* Set task:
Repeat the listing that follows, character for character, minus the pictures.

* Data block:

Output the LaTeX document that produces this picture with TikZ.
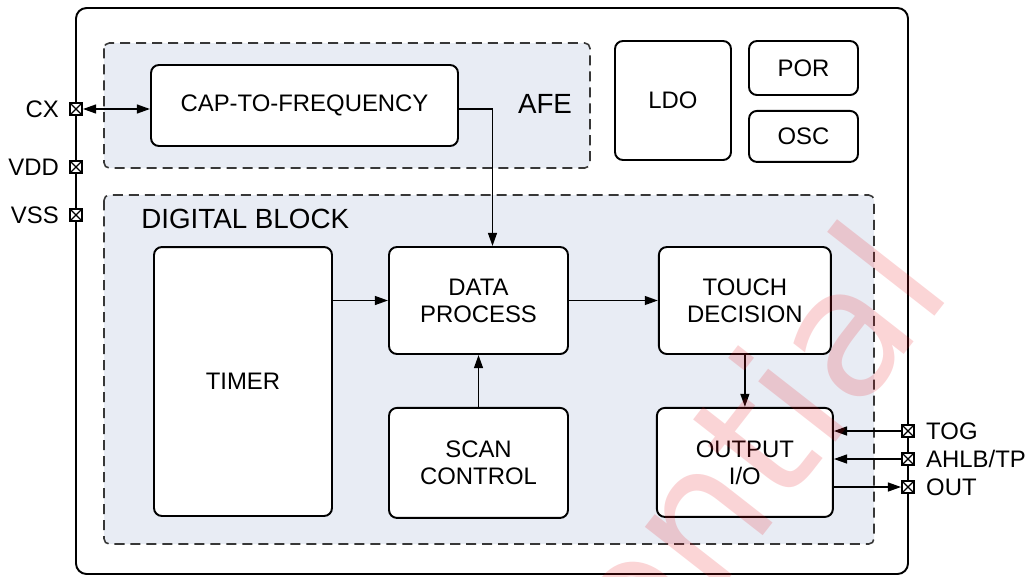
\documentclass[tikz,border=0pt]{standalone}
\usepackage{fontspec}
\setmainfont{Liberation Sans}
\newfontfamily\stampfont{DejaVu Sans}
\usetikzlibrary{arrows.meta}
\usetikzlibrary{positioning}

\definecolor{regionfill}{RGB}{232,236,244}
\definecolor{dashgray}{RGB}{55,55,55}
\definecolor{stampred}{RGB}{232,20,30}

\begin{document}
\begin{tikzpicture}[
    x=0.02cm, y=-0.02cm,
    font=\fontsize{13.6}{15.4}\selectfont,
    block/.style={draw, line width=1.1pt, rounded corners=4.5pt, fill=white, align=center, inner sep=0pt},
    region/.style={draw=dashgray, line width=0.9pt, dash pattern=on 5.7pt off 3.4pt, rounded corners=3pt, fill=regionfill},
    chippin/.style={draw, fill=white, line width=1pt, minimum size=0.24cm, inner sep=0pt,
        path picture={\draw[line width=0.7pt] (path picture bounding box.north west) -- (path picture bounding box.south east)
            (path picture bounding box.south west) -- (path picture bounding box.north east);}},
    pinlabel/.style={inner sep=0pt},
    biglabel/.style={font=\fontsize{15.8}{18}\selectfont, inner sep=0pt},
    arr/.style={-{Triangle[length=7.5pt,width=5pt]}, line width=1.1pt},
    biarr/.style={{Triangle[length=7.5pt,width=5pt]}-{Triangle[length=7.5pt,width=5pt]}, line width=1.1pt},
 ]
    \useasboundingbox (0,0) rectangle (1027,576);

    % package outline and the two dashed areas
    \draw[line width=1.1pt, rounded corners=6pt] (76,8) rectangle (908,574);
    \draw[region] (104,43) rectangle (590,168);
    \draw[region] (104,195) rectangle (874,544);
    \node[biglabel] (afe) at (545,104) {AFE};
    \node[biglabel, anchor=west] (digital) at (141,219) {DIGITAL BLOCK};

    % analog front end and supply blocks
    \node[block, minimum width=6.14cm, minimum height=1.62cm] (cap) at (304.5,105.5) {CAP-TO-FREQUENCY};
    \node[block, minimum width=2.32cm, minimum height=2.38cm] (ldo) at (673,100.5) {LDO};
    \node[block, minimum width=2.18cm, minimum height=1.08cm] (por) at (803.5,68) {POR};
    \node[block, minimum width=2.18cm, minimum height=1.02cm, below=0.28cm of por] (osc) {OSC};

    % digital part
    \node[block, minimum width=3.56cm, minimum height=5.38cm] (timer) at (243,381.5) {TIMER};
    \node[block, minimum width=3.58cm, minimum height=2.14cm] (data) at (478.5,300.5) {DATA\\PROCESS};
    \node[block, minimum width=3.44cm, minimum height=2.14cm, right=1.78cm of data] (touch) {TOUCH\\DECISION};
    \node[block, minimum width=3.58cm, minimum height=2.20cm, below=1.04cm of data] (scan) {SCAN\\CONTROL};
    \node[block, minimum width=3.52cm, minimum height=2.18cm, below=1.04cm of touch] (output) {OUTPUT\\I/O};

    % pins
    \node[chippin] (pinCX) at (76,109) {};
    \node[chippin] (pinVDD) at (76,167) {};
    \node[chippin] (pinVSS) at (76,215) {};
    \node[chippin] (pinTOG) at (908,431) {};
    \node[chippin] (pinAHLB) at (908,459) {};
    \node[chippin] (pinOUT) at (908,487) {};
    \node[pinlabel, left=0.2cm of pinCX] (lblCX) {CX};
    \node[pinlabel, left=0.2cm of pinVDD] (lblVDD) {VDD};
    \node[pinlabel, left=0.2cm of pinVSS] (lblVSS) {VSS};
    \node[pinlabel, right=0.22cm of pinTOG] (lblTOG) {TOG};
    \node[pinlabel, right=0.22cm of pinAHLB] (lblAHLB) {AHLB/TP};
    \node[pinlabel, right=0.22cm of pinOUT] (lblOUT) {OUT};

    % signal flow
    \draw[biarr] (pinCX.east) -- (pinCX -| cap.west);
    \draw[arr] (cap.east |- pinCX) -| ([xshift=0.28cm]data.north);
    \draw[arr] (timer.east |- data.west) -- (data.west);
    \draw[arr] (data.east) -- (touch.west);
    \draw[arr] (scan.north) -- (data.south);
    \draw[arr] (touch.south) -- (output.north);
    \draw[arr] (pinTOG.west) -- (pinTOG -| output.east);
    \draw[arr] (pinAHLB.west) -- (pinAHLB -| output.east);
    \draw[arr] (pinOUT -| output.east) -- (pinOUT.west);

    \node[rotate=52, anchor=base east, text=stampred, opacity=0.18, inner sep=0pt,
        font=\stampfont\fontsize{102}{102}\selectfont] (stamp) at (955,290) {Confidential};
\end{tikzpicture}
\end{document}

* Exercise answer:
Output the LaTeX document that produces this picture with TikZ.
\documentclass[tikz,border=0pt]{standalone}
\usepackage{fontspec}
\setmainfont{Liberation Sans}
\newfontfamily\stampfont{DejaVu Sans}
\usetikzlibrary{arrows.meta}
\usetikzlibrary{positioning}

\definecolor{regionfill}{RGB}{232,236,244}
\definecolor{dashgray}{RGB}{55,55,55}
\definecolor{stampred}{RGB}{232,20,30}

\begin{document}
\begin{tikzpicture}[
    x=0.02cm, y=-0.02cm,
    font=\fontsize{13.6}{15.4}\selectfont,
    block/.style={draw, line width=1.1pt, rounded corners=4.5pt, fill=white, align=center, inner sep=0pt},
    region/.style={draw=dashgray, line width=0.9pt, dash pattern=on 5.7pt off 3.4pt, rounded corners=3pt, fill=regionfill},
    chippin/.style={draw, fill=white, line width=1pt, minimum size=0.24cm, inner sep=0pt,
        path picture={\draw[line width=0.7pt] (path picture bounding box.north west) -- (path picture bounding box.south east)
            (path picture bounding box.south west) -- (path picture bounding box.north east);}},
    pinlabel/.style={inner sep=0pt},
    biglabel/.style={font=\fontsize{15.8}{18}\selectfont, inner sep=0pt},
    arr/.style={-{Triangle[length=7.5pt,width=5pt]}, line width=1.1pt},
    biarr/.style={{Triangle[length=7.5pt,width=5pt]}-{Triangle[length=7.5pt,width=5pt]}, line width=1.1pt},
 ]
    \useasboundingbox (0,0) rectangle (1027,576);

    % package outline and the two dashed areas
    \draw[line width=1.1pt, rounded corners=6pt] (76,8) rectangle (908,574);
    \draw[region] (104,43) rectangle (590,168);
    \draw[region] (104,195) rectangle (874,544);
    \node[biglabel] (afe) at (545,104) {AFE};
    \node[biglabel, anchor=west] (digital) at (141,219) {DIGITAL BLOCK};

    % analog front end and supply blocks
    \node[block, minimum width=6.14cm, minimum height=1.62cm] (cap) at (304.5,105.5) {CAP-TO-FREQUENCY};
    \node[block, minimum width=2.32cm, minimum height=2.38cm] (ldo) at (673,100.5) {LDO};
    \node[block, minimum width=2.18cm, minimum height=1.08cm] (por) at (803.5,68) {POR};
    \node[block, minimum width=2.18cm, minimum height=1.02cm, below=0.28cm of por] (osc) {OSC};

    % digital part
    \node[block, minimum width=3.56cm, minimum height=5.38cm] (timer) at (243,381.5) {TIMER};
    \node[block, minimum width=3.58cm, minimum height=2.14cm] (data) at (478.5,300.5) {DATA\\PROCESS};
    \node[block, minimum width=3.44cm, minimum height=2.14cm, right=1.78cm of data] (touch) {TOUCH\\DECISION};
    \node[block, minimum width=3.58cm, minimum height=2.20cm, below=1.04cm of data] (scan) {SCAN\\CONTROL};
    \node[block, minimum width=3.52cm, minimum height=2.18cm, below=1.04cm of touch] (output) {OUTPUT\\I/O};

    % pins
    \node[chippin] (pinCX) at (76,109) {};
    \node[chippin] (pinVDD) at (76,167) {};
    \node[chippin] (pinVSS) at (76,215) {};
    \node[chippin] (pinTOG) at (908,431) {};
    \node[chippin] (pinAHLB) at (908,459) {};
    \node[chippin] (pinOUT) at (908,487) {};
    \node[pinlabel, left=0.2cm of pinCX] (lblCX) {CX};
    \node[pinlabel, left=0.2cm of pinVDD] (lblVDD) {VDD};
    \node[pinlabel, left=0.2cm of pinVSS] (lblVSS) {VSS};
    \node[pinlabel, right=0.22cm of pinTOG] (lblTOG) {TOG};
    \node[pinlabel, right=0.22cm of pinAHLB] (lblAHLB) {AHLB/TP};
    \node[pinlabel, right=0.22cm of pinOUT] (lblOUT) {OUT};

    % signal flow
    \draw[biarr] (pinCX.east) -- (pinCX -| cap.west);
    \draw[arr] (cap.east |- pinCX) -| ([xshift=0.28cm]data.north);
    \draw[arr] (timer.east |- data.west) -- (data.west);
    \draw[arr] (data.east) -- (touch.west);
    \draw[arr] (scan.north) -- (data.south);
    \draw[arr] (touch.south) -- (output.north);
    \draw[arr] (pinTOG.west) -- (pinTOG -| output.east);
    \draw[arr] (pinAHLB.west) -- (pinAHLB -| output.east);
    \draw[arr] (pinOUT -| output.east) -- (pinOUT.west);

    \node[rotate=52, anchor=base east, text=stampred, opacity=0.18, inner sep=0pt,
        font=\stampfont\fontsize{102}{102}\selectfont] (stamp) at (955,290) {Confidential};
\end{tikzpicture}
\end{document}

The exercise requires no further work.